Last week, the National CARES Mentoring Movement concluded its special eight-week virtual training series on mentoring and wellness, which was conducted in partnership with the National Alliance of Faith and Justice’s PEN program. Our calls brought together thousands of Black men and women who were seeking to bring their best selves to mentoring, parenting and guiding our children, and connected listeners with some of the nation’s most inspiring leaders. (You can listen to the calls in entirety here.) But perhaps none was more beloved than Dr. Maya Angelou who generously gave of her time, even though she had just come from the hospital and was healing at home. In what we now know believe was her final interview, Dr. Maya, reflecting on the 89th anniversary of Malcolm X’s  birth, spoke to us of courage.

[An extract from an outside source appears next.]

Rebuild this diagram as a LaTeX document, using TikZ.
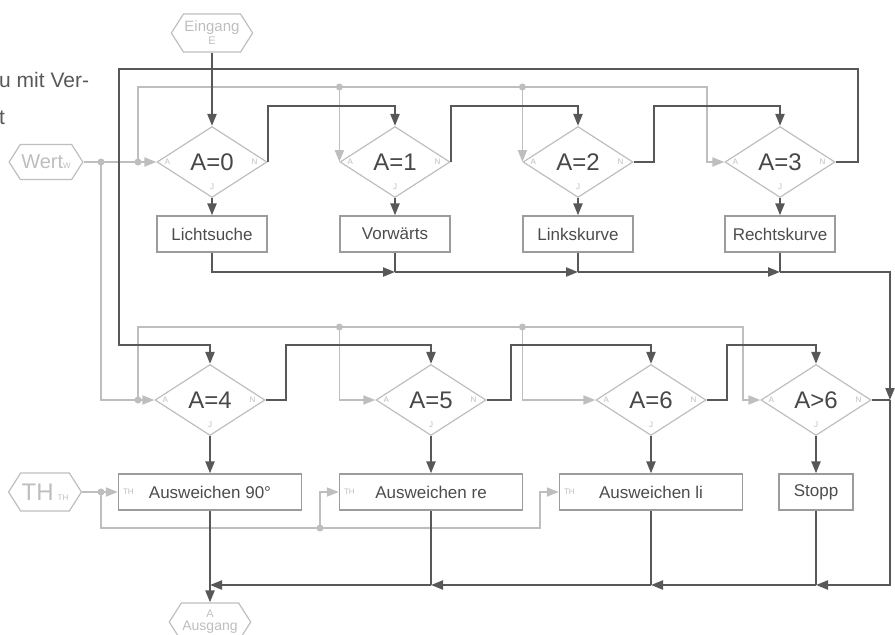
\documentclass[tikz,border=0pt]{standalone}
\usepackage{fontspec}
\setmainfont{Liberation Sans}
\usetikzlibrary{shapes.geometric,shapes.symbols,arrows.meta}
\definecolor{dunkel}{HTML}{585858}
\definecolor{hell}{HTML}{BEBEBE}
\definecolor{rand}{HTML}{9C9C9C}
\begin{document}
\begin{tikzpicture}[x=1pt, y=-1pt,
    >={Triangle[length=12pt,width=9pt]},
    ctrl/.style={draw=dunkel, line width=2.2pt},
    data/.style={draw=hell, line width=1.8pt},
    raute/.style={diamond, draw=hell, line width=1.2pt, minimum width=110pt,
      minimum height=71pt, inner sep=0pt, text=black!72, font=\fontsize{24}{24}\selectfont},
    kasten/.style={rectangle, draw=rand, line width=1.3pt, minimum height=36pt,
      inner sep=0pt, text=black!70, font=\fontsize{17}{17}\selectfont},
    port/.style={signal, signal to=west and east, signal pointer angle=115, draw=hell,
      line width=1.2pt, text=hell, inner sep=1pt, align=center},
    klein/.style={text=hell, font=\fontsize{8}{8}\selectfont, inner sep=0pt},
    punkt/.style={circle, fill=hell, inner sep=0pt, minimum size=7pt}]
    \useasboundingbox (0,0) rectangle (895,635);
    % Textreste vom Rand
    \node[anchor=west, inner sep=0pt, text=black!65, font=\fontsize{21}{21}\selectfont] (txa) at (-1,80) {u mit Ver-};
    \node[anchor=west, inner sep=0pt, text=black!65, font=\fontsize{21}{21}\selectfont] (txb) at (-1,118) {t};
    % Hilfslinien
    \coordinate (sT) at (0,69);
    \coordinate (dA) at (0,87);
    \coordinate (sA) at (0,106);
    \coordinate (oA) at (0,272);
    \coordinate (dB) at (0,327);
    \coordinate (sB) at (0,345);
    \coordinate (tB) at (0,528);
    \coordinate (oB) at (0,585);
    \coordinate (xW) at (101,0);
    \coordinate (xL) at (119,0);
    \coordinate (xV) at (138,0);
    \coordinate (xM) at (540,0);
    \coordinate (xS) at (707,0);
    \coordinate (xT) at (743,0);
    \coordinate (xR) at (890,0);
    % Ein- und Ausgaenge
    \node[port, minimum width=74pt, minimum height=38pt] (ein) at (212,33)
      {{\fontsize{15}{15}\selectfont Eingang}\\[1pt]{\fontsize{11}{11}\selectfont E}};
    \node[port, minimum width=68pt, minimum height=35pt, font=\fontsize{20}{20}\selectfont] (wert) at (46,162)
      {Wert{\fontsize{8}{8}\selectfont W}};
    \node[port, minimum width=66pt, minimum height=38pt, font=\fontsize{24}{24}\selectfont] (th) at (45,492)
      {TH\,{\fontsize{8}{8}\selectfont TH}};
    \node[port, minimum width=75pt, minimum height=38pt] (aus) at (210,622)
      {{\fontsize{11}{11}\selectfont A}\\[1pt]{\fontsize{14}{14}\selectfont Ausgang}};
    % Abfragen
    \node[raute] (d0) at (212,162) {A=0};
    \node[raute] (d1) at (395,162) {A=1};
    \node[raute] (d2) at (578,162) {A=2};
    \node[raute] (d3) at (780,162) {A=3};
    \node[raute] (d4) at (210,400) {A=4};
    \node[raute] (d5) at (431,400) {A=5};
    \node[raute] (d6) at (651,400) {A=6};
    \node[raute] (d7) at (816,400) {A>6};
    \foreach \i in {0,...,7} {
      \node[klein, anchor=west, xshift=8pt] (a\i) at (d\i.west) {A};
      \node[klein, anchor=east, xshift=-10pt] (n\i) at (d\i.east) {N};
      \node[klein, anchor=south, yshift=8pt] (j\i) at (d\i.south) {J};
    }
    % Unterprogramme
    \node[kasten, minimum width=110pt] (b0) at (212,234) {Lichtsuche};
    \node[kasten, minimum width=110pt] (b1) at (395,234) {Vorwärts};
    \node[kasten, minimum width=110pt] (b2) at (578,234) {Linkskurve};
    \node[kasten, minimum width=110pt] (b3) at (780,234) {Rechtskurve};
    \node[kasten, minimum width=183pt] (b4) at (210,492) {Ausweichen 90°};
    \node[kasten, minimum width=183pt] (b5) at (431,492) {Ausweichen re};
    \node[kasten, minimum width=183pt] (b6) at (651,492) {Ausweichen li};
    \node[kasten, minimum width=74pt] (b7) at (816,492) {Stopp};
    \node[klein, anchor=west, xshift=5pt] (t4) at (b4.west) {TH};
    \node[klein, anchor=west, xshift=5pt] (t5) at (b5.west) {TH};
    \node[klein, anchor=west, xshift=5pt] (t6) at (b6.west) {TH};
    % Verzweigungen
    \node[punkt] (p1) at (xW |- d0.west) {};
    \node[punkt] (p2) at (xV |- d0.west) {};
    \node[punkt] (p3) at (xV |- d4.west) {};
    \node[punkt] (p4) at (d1.west |- dA) {};
    \node[punkt] (p5) at (d2.west |- dA) {};
    \node[punkt] (p6) at (d1.west |- dB) {};
    \node[punkt] (p7) at (d2.west |- dB) {};
    \node[punkt] (p8) at (xW |- b4.west) {};
    \node[punkt] (p9) at (320,528) {};
    % Wert
    \draw[data,->] (wert.east) -- (d0.west);
    \draw[data] (p1.center) |- (p3.center);
    \draw[data,->] (p3.center) -- (d4.west);
    \draw[data,->] (p2.center) |- (xS |- dA) |- (d3.west);
    \draw[data,->] (p4.center) -- (d1.west);
    \draw[data,->] (p5.center) -- (d2.west);
    \draw[data,->] (p3.center) |- (xT |- dB) |- (d7.west);
    \draw[data,->] (p6.center) |- (d5.west);
    \draw[data,->] (p7.center) |- (d6.west);
    % TH
    \draw[data,->] (th.east) -- (b4.west);
    \draw[data] (p8.center) |- (p9.center);
    \draw[data,->] (p9.center) |- (b5.west);
    \draw[data,->] (p9.center) -- (xM |- tB) |- (b6.west);
    % Abfragen N
    \draw[ctrl,->] (ein.south) -- (d0.north);
    \draw[ctrl,->] (d0.east) |- (d1.north |- sA) -- (d1.north);
    \draw[ctrl,->] (d1.east) |- (d2.north |- sA) -- (d2.north);
    \draw[ctrl,->] (d2.east) -- ++(20,0) |- (d3.north |- sA) -- (d3.north);
    \draw[ctrl,->] (d3.east) -- ++(22,0) |- (xL |- sT) |- (d4.north |- sB) -- (d4.north);
    \draw[ctrl,->] (d4.east) -- ++(20,0) |- (d5.north |- sB) -- (d5.north);
    \draw[ctrl,->] (d5.east) -- ++(24,0) |- (d6.north |- sB) -- (d6.north);
    \draw[ctrl,->] (d6.east) -- ++(20,0) |- (d7.north |- sB) -- (d7.north);
    % Abfragen J
    \foreach \i in {0,...,7} \draw[ctrl,->] (d\i.south) -- (b\i.north);
    % Sammelleitung oben
    \draw[ctrl,->] (b0.south) |- (b1.south |- oA);
    \draw[ctrl] (b1.south) -- (b1.south |- oA);
    \draw[ctrl,->] (b1.south |- oA) -- (b2.south |- oA);
    \draw[ctrl] (b2.south) -- (b2.south |- oA);
    \draw[ctrl,->] (b2.south |- oA) -- (b3.south |- oA);
    \draw[ctrl] (b3.south) -- (b3.south |- oA);
    \draw[ctrl,->] (b3.south |- oA) -| (xR |- d7.east);
    \draw[ctrl] (d7.east) -- (xR |- d7.east);
    % Sammelleitung unten
    \draw[ctrl,->] (xR |- d7.east) |- (b7.south |- oB);
    \draw[ctrl] (b7.south) -- (b7.south |- oB);
    \draw[ctrl,->] (b7.south |- oB) -- (b6.south |- oB);
    \draw[ctrl] (b6.south) -- (b6.south |- oB);
    \draw[ctrl,->] (b6.south |- oB) -- (b5.south |- oB);
    \draw[ctrl] (b5.south) -- (b5.south |- oB);
    \draw[ctrl,->] (b5.south |- oB) -- (b4.south |- oB);
    \draw[ctrl,->] (b4.south) -- (aus.north);
\end{tikzpicture}
\end{document}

“Courage is the most important of all the virtues. You can be anything else from time to time. You can’t be anything consistently without courage, and Malcolm was courageous. He dared to care about himself,” she said.

One of the most remarkable voices of our time, Angelou, who passed away on Wednesday, May 28, at the age of 86, had battled health issues in recent years, but remained a tireless advocate for young people. She created the National CARES pledge for youth, a declaration of self-worth that children and teens recite during group mentoring sessions, and often engaged CARES mentors who gathered at trainings across the nation.

It seems nearly impossible to try to capture the breadth of work and influence Dr. Angelou has had on the world.  Her life was remarkable beyond the telling. Poet, memoirist, novelist, educator, dramatist, producer, actress, historian, filmmaker, mother and civil rights activist, Dr. Angelou had to imagine herself in world of no mirrors, a world made brutal and small in a vitriolic and often deadly Jim Crow south. Were it not for the unshakable faith and values of traditional African-American family, community and culture, who knows where she or so many others might have been?  But in enduring proof that love will always outshine hate, she did thrive, and because she did, so do we.

Dr. Maya reminded us that we forget the wisdom of our elders, their legacies at our own peril. During our final call she said, her voice loving, but resolute, “We are braver and wiser because they existed, those strong women and strong men… We are who we are because they were who they were,” she said. “It’s wise to know where you come from, who called your name.”